Dataset records -

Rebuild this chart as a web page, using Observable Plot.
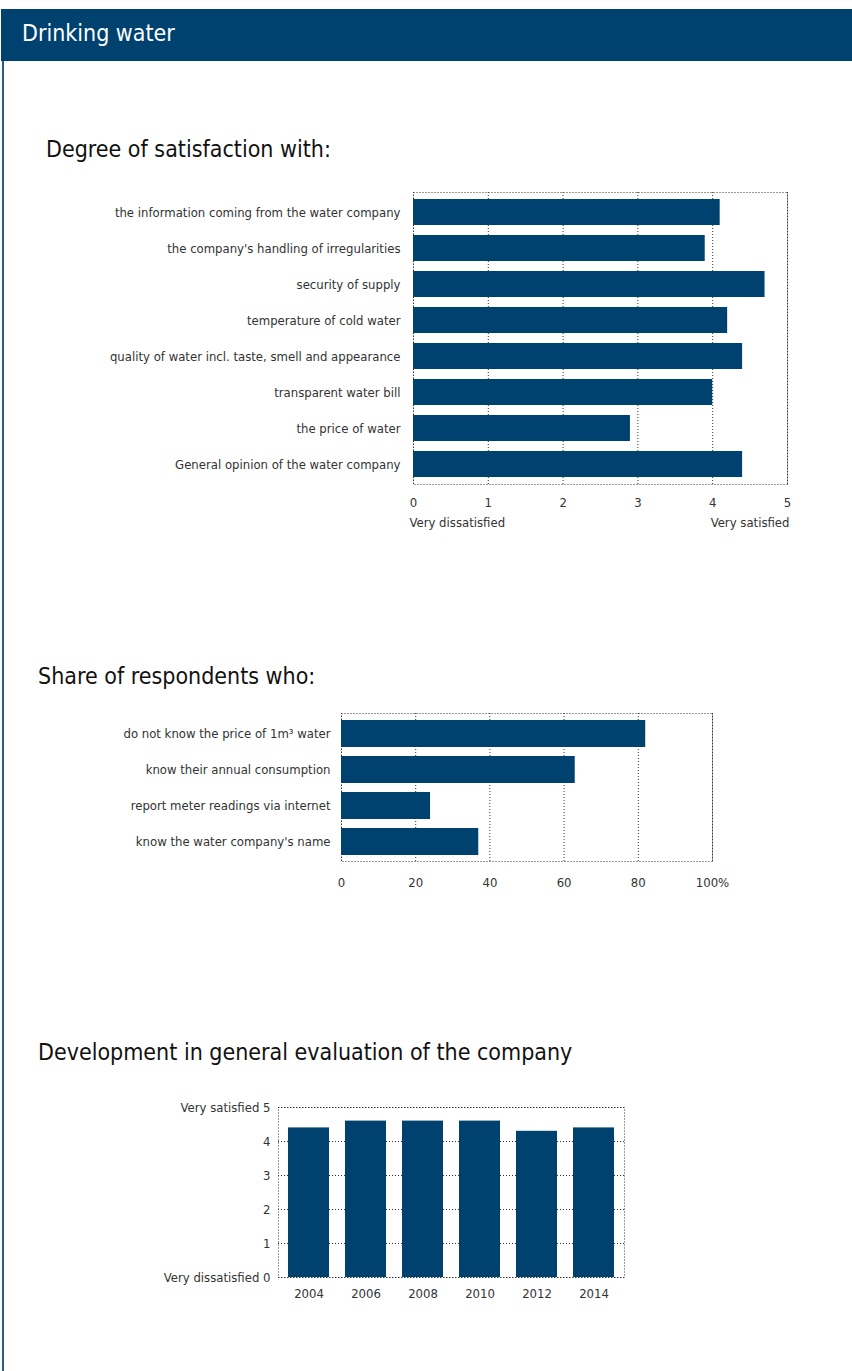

---

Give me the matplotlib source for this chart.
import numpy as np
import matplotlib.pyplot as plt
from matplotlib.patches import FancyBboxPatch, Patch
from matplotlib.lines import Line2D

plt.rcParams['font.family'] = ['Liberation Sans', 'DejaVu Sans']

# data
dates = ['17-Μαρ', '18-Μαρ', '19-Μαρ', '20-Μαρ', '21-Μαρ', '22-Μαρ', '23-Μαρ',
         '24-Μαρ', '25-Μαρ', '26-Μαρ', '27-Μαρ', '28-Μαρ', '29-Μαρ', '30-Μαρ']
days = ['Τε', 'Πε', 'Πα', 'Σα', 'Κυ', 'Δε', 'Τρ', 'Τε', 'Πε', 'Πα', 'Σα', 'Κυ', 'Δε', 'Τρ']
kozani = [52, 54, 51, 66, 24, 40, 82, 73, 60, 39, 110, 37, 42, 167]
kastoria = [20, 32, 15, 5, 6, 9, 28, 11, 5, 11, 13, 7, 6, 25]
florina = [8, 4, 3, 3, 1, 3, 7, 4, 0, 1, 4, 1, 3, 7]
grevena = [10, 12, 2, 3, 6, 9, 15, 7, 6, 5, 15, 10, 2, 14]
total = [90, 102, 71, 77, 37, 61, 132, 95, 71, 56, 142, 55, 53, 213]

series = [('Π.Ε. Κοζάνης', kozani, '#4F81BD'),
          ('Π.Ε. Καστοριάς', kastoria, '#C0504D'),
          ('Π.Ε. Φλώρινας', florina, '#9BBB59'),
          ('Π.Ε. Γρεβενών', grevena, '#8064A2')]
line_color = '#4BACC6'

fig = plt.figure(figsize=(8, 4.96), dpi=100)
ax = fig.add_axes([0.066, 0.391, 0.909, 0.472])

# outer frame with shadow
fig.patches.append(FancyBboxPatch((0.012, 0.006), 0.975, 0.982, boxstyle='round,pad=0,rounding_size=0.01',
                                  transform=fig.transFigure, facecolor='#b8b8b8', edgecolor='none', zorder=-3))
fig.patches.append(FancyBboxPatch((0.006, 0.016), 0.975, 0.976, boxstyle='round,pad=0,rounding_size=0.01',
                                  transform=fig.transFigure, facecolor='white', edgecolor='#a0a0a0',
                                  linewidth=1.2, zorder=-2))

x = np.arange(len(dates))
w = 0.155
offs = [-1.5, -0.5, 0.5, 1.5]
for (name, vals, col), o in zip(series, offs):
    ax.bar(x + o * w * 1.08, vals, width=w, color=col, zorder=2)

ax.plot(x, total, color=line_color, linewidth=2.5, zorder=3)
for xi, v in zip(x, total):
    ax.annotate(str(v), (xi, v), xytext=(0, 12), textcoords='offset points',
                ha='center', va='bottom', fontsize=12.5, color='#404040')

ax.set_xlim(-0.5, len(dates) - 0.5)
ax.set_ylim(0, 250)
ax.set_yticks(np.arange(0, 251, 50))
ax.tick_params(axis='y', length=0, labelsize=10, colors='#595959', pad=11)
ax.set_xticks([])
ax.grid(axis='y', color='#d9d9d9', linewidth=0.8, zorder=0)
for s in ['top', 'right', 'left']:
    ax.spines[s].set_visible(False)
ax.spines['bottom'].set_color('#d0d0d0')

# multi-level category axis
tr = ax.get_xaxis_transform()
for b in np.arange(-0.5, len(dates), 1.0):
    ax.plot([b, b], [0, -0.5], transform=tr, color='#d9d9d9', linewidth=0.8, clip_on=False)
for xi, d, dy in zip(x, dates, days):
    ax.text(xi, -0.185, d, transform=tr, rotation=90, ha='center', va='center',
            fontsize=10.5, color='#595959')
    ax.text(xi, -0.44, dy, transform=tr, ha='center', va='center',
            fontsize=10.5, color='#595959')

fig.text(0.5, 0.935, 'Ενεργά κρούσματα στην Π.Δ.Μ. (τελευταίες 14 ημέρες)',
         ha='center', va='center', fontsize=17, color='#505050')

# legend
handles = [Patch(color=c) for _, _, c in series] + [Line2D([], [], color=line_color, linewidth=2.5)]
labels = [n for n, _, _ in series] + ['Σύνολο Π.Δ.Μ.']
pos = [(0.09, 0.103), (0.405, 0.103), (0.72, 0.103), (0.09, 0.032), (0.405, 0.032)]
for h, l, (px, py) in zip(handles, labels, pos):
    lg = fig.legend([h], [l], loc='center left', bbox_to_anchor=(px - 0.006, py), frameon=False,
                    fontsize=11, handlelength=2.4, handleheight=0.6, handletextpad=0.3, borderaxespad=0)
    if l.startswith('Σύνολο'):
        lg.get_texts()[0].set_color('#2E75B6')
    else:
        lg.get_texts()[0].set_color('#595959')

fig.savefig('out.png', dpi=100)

Description of the task - As listed above, the lines from the line with "Give me the matplotlib source for this chart." to the line with "ha='center', va='bottom', fontsize=12.5, color='#404040')" are to be echoed exactly, with both ends included and nothing added.

Task response -
Give me the matplotlib source for this chart.
import numpy as np
import matplotlib.pyplot as plt
from matplotlib.patches import FancyBboxPatch, Patch
from matplotlib.lines import Line2D

plt.rcParams['font.family'] = ['Liberation Sans', 'DejaVu Sans']

# data
dates = ['17-Μαρ', '18-Μαρ', '19-Μαρ', '20-Μαρ', '21-Μαρ', '22-Μαρ', '23-Μαρ',
         '24-Μαρ', '25-Μαρ', '26-Μαρ', '27-Μαρ', '28-Μαρ', '29-Μαρ', '30-Μαρ']
days = ['Τε', 'Πε', 'Πα', 'Σα', 'Κυ', 'Δε', 'Τρ', 'Τε', 'Πε', 'Πα', 'Σα', 'Κυ', 'Δε', 'Τρ']
kozani = [52, 54, 51, 66, 24, 40, 82, 73, 60, 39, 110, 37, 42, 167]
kastoria = [20, 32, 15, 5, 6, 9, 28, 11, 5, 11, 13, 7, 6, 25]
florina = [8, 4, 3, 3, 1, 3, 7, 4, 0, 1, 4, 1, 3, 7]
grevena = [10, 12, 2, 3, 6, 9, 15, 7, 6, 5, 15, 10, 2, 14]
total = [90, 102, 71, 77, 37, 61, 132, 95, 71, 56, 142, 55, 53, 213]

series = [('Π.Ε. Κοζάνης', kozani, '#4F81BD'),
          ('Π.Ε. Καστοριάς', kastoria, '#C0504D'),
          ('Π.Ε. Φλώρινας', florina, '#9BBB59'),
          ('Π.Ε. Γρεβενών', grevena, '#8064A2')]
line_color = '#4BACC6'

fig = plt.figure(figsize=(8, 4.96), dpi=100)
ax = fig.add_axes([0.066, 0.391, 0.909, 0.472])

# outer frame with shadow
fig.patches.append(FancyBboxPatch((0.012, 0.006), 0.975, 0.982, boxstyle='round,pad=0,rounding_size=0.01',
                                  transform=fig.transFigure, facecolor='#b8b8b8', edgecolor='none', zorder=-3))
fig.patches.append(FancyBboxPatch((0.006, 0.016), 0.975, 0.976, boxstyle='round,pad=0,rounding_size=0.01',
                                  transform=fig.transFigure, facecolor='white', edgecolor='#a0a0a0',
                                  linewidth=1.2, zorder=-2))

x = np.arange(len(dates))
w = 0.155
offs = [-1.5, -0.5, 0.5, 1.5]
for (name, vals, col), o in zip(series, offs):
    ax.bar(x + o * w * 1.08, vals, width=w, color=col, zorder=2)

ax.plot(x, total, color=line_color, linewidth=2.5, zorder=3)
for xi, v in zip(x, total):
    ax.annotate(str(v), (xi, v), xytext=(0, 12), textcoords='offset points',
                ha='center', va='bottom', fontsize=12.5, color='#404040')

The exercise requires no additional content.